PROBLEM DETAILS> Only the lines between the line with "Output the Python" and the line with "df = pd.DataFrame(rows)", together with those two lines themselves, are to be copied exactly.

Code that draws figures:
+ + +
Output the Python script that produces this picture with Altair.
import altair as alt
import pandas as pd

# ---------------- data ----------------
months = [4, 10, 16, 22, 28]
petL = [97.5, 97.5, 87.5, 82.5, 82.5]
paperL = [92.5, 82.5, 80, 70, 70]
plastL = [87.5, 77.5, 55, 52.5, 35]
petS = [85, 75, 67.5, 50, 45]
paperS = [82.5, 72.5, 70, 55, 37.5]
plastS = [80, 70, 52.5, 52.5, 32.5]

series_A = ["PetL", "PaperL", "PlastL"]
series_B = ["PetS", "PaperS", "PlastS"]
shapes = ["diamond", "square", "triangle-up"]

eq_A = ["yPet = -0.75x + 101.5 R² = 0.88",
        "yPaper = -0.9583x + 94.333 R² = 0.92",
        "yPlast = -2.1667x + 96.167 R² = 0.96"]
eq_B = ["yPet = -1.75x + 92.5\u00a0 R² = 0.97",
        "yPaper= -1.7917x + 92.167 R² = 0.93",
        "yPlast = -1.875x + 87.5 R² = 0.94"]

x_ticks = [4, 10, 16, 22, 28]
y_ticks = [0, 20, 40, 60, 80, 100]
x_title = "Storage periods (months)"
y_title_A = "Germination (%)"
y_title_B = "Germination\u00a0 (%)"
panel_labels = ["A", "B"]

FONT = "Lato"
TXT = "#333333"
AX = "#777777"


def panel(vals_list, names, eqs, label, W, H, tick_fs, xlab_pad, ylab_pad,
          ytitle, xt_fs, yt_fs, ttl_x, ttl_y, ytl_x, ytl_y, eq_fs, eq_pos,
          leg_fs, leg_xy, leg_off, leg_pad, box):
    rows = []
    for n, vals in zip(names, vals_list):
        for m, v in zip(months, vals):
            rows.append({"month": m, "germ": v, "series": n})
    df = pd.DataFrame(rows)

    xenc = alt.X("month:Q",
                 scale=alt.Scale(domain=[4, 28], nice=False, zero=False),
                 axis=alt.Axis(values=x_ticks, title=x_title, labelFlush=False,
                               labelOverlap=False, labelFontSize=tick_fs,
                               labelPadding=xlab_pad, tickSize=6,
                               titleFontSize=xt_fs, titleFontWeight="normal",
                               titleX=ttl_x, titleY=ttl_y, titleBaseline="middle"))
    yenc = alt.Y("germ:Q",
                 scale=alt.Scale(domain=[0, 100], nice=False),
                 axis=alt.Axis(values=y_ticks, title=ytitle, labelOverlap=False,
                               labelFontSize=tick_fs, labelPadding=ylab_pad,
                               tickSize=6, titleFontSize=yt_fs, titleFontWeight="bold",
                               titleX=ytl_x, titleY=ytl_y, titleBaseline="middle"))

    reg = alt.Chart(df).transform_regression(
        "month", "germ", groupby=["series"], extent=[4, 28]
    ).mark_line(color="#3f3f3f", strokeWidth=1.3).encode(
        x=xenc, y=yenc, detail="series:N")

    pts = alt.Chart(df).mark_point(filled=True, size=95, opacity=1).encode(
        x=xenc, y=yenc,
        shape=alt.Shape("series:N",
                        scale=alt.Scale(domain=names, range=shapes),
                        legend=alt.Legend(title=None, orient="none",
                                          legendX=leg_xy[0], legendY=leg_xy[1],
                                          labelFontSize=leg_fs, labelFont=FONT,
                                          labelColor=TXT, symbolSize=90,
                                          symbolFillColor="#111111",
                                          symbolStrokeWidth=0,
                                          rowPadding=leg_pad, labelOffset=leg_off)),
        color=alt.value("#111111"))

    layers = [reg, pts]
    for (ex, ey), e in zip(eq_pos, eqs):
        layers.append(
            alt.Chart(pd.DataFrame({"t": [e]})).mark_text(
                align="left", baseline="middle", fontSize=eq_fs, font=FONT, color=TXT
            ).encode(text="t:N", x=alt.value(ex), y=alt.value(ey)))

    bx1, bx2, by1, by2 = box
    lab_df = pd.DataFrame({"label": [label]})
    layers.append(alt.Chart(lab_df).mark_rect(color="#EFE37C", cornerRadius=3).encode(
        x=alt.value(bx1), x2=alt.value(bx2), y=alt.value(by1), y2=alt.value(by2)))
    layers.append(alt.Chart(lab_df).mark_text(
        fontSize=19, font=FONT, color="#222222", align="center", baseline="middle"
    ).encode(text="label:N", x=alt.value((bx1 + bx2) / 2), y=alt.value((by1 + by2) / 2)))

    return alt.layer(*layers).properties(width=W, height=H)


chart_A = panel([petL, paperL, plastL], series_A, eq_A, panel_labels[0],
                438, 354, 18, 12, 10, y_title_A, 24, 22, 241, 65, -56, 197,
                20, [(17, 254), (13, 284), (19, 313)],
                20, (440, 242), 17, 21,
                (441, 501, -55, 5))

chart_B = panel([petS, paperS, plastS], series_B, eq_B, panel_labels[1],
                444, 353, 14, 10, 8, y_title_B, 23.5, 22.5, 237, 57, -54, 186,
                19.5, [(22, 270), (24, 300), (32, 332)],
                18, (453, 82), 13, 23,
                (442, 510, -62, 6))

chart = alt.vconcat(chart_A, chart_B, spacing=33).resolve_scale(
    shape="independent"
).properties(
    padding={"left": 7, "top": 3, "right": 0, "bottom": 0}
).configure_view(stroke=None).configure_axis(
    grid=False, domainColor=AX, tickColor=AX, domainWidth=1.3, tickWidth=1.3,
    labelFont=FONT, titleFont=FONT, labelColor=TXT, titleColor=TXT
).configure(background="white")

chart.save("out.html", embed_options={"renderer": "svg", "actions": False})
+ + +
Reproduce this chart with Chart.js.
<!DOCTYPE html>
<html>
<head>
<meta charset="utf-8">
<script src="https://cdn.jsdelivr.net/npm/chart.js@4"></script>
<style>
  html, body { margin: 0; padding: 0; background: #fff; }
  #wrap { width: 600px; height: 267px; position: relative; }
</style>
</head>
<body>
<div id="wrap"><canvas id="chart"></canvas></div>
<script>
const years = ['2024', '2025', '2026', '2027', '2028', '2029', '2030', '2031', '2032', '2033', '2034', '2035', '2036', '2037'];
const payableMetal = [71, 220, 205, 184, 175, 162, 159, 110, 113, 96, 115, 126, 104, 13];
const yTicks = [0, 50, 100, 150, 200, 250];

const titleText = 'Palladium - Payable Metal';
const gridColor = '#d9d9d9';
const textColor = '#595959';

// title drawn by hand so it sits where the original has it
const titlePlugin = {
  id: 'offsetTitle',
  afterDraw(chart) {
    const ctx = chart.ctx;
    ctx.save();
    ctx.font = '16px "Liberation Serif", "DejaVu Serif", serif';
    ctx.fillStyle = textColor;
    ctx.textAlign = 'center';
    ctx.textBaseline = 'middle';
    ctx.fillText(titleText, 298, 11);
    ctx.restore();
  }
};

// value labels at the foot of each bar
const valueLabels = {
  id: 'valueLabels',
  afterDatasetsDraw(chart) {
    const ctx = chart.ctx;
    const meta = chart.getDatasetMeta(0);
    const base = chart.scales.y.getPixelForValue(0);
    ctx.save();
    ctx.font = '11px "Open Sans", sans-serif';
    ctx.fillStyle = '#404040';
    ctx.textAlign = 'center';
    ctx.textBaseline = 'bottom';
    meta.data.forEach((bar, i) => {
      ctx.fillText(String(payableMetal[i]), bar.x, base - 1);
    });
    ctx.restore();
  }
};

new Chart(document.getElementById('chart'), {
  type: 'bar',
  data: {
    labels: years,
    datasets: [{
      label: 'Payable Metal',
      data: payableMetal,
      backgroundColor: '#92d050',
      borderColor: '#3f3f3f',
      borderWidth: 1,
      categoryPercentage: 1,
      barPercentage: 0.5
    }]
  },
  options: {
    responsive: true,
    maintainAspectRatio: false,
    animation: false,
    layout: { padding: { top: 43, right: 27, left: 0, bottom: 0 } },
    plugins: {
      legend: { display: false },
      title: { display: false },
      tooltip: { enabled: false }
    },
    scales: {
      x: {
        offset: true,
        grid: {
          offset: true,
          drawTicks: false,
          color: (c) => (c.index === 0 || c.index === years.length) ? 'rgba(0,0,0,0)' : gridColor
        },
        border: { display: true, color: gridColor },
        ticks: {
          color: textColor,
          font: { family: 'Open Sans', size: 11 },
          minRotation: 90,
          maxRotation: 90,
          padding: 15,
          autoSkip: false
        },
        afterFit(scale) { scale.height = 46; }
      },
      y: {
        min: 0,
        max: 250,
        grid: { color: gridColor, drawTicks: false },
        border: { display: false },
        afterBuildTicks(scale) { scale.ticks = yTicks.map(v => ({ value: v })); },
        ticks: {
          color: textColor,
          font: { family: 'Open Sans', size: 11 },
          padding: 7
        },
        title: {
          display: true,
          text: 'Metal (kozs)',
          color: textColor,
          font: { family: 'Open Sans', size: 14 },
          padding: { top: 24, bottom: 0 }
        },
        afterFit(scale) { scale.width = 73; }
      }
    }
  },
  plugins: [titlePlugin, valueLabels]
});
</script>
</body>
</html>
+ + +
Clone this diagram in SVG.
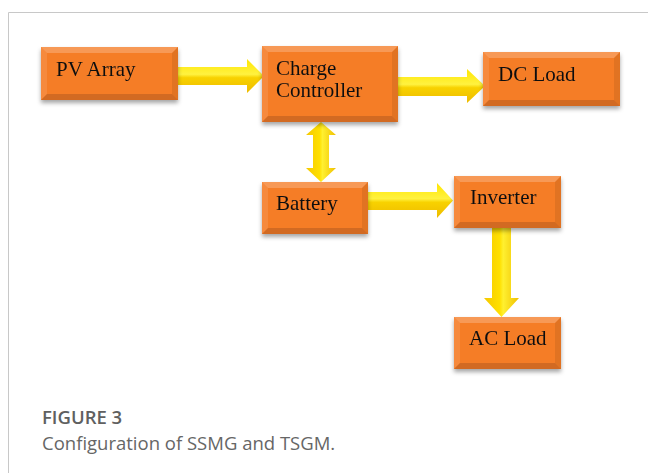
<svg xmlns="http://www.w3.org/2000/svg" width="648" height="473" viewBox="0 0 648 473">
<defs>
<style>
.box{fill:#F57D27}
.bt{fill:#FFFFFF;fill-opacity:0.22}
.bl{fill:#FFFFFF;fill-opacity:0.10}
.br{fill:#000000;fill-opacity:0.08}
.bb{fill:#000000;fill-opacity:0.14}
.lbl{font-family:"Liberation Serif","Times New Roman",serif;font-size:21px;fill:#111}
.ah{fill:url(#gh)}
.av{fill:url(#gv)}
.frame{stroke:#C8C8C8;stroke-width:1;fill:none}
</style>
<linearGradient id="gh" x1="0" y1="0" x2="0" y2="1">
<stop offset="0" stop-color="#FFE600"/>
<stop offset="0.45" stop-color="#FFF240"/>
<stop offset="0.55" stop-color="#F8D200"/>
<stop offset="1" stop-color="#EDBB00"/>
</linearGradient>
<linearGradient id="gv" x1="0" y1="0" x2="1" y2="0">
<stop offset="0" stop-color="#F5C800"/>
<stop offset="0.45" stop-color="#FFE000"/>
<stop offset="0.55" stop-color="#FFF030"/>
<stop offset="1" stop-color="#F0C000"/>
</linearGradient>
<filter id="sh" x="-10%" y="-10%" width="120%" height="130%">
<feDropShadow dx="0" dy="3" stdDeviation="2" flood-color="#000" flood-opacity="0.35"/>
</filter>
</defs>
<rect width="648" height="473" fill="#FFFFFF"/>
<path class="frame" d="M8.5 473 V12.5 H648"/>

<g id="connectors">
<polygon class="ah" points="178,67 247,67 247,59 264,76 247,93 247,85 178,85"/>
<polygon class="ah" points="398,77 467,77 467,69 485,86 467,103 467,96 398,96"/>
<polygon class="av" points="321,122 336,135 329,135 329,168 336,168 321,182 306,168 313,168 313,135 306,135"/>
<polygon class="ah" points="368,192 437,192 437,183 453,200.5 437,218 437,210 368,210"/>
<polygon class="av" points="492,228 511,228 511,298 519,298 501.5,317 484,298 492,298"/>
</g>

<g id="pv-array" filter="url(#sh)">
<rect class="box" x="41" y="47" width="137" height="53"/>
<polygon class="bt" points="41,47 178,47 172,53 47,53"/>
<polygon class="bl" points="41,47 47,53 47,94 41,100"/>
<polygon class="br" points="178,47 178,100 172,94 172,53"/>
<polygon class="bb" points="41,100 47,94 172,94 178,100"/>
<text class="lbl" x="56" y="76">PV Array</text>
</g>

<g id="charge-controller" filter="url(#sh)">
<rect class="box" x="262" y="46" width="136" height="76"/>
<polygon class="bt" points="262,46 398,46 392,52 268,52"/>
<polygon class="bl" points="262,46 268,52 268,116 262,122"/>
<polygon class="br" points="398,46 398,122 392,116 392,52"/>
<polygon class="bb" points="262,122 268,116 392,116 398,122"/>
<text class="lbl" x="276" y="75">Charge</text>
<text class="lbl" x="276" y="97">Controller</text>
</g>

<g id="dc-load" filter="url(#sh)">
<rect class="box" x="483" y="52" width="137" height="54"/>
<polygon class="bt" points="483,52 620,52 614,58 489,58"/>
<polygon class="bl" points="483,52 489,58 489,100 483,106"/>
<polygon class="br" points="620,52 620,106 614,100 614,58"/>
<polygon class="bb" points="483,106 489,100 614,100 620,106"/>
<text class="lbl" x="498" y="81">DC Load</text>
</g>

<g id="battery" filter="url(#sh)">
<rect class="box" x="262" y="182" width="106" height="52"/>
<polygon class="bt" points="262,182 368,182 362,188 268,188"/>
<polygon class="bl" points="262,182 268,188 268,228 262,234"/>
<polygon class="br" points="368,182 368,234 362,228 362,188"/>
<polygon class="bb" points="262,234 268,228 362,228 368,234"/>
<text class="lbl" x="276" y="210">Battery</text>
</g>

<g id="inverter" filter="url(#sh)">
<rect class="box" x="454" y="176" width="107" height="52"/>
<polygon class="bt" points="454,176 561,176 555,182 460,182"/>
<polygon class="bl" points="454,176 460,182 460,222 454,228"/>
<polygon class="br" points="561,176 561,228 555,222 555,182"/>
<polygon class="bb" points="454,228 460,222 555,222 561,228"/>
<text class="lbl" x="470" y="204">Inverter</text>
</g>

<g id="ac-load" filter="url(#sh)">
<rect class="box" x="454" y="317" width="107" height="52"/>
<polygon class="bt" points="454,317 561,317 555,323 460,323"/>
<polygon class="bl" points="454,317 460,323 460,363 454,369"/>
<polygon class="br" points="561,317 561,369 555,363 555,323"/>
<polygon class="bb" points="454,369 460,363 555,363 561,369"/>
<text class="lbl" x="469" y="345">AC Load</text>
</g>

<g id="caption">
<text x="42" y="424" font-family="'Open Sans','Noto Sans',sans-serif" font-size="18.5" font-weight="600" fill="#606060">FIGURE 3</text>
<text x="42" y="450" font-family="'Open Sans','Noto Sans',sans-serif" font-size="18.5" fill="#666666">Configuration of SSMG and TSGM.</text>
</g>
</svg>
+ + +
ANSWER TO THIS EXERCISE>
Output the Python script that produces this picture with Altair.
import altair as alt
import pandas as pd

# ---------------- data ----------------
months = [4, 10, 16, 22, 28]
petL = [97.5, 97.5, 87.5, 82.5, 82.5]
paperL = [92.5, 82.5, 80, 70, 70]
plastL = [87.5, 77.5, 55, 52.5, 35]
petS = [85, 75, 67.5, 50, 45]
paperS = [82.5, 72.5, 70, 55, 37.5]
plastS = [80, 70, 52.5, 52.5, 32.5]

series_A = ["PetL", "PaperL", "PlastL"]
series_B = ["PetS", "PaperS", "PlastS"]
shapes = ["diamond", "square", "triangle-up"]

eq_A = ["yPet = -0.75x + 101.5 R² = 0.88",
        "yPaper = -0.9583x + 94.333 R² = 0.92",
        "yPlast = -2.1667x + 96.167 R² = 0.96"]
eq_B = ["yPet = -1.75x + 92.5\u00a0 R² = 0.97",
        "yPaper= -1.7917x + 92.167 R² = 0.93",
        "yPlast = -1.875x + 87.5 R² = 0.94"]

x_ticks = [4, 10, 16, 22, 28]
y_ticks = [0, 20, 40, 60, 80, 100]
x_title = "Storage periods (months)"
y_title_A = "Germination (%)"
y_title_B = "Germination\u00a0 (%)"
panel_labels = ["A", "B"]

FONT = "Lato"
TXT = "#333333"
AX = "#777777"


def panel(vals_list, names, eqs, label, W, H, tick_fs, xlab_pad, ylab_pad,
          ytitle, xt_fs, yt_fs, ttl_x, ttl_y, ytl_x, ytl_y, eq_fs, eq_pos,
          leg_fs, leg_xy, leg_off, leg_pad, box):
    rows = []
    for n, vals in zip(names, vals_list):
        for m, v in zip(months, vals):
            rows.append({"month": m, "germ": v, "series": n})
    df = pd.DataFrame(rows)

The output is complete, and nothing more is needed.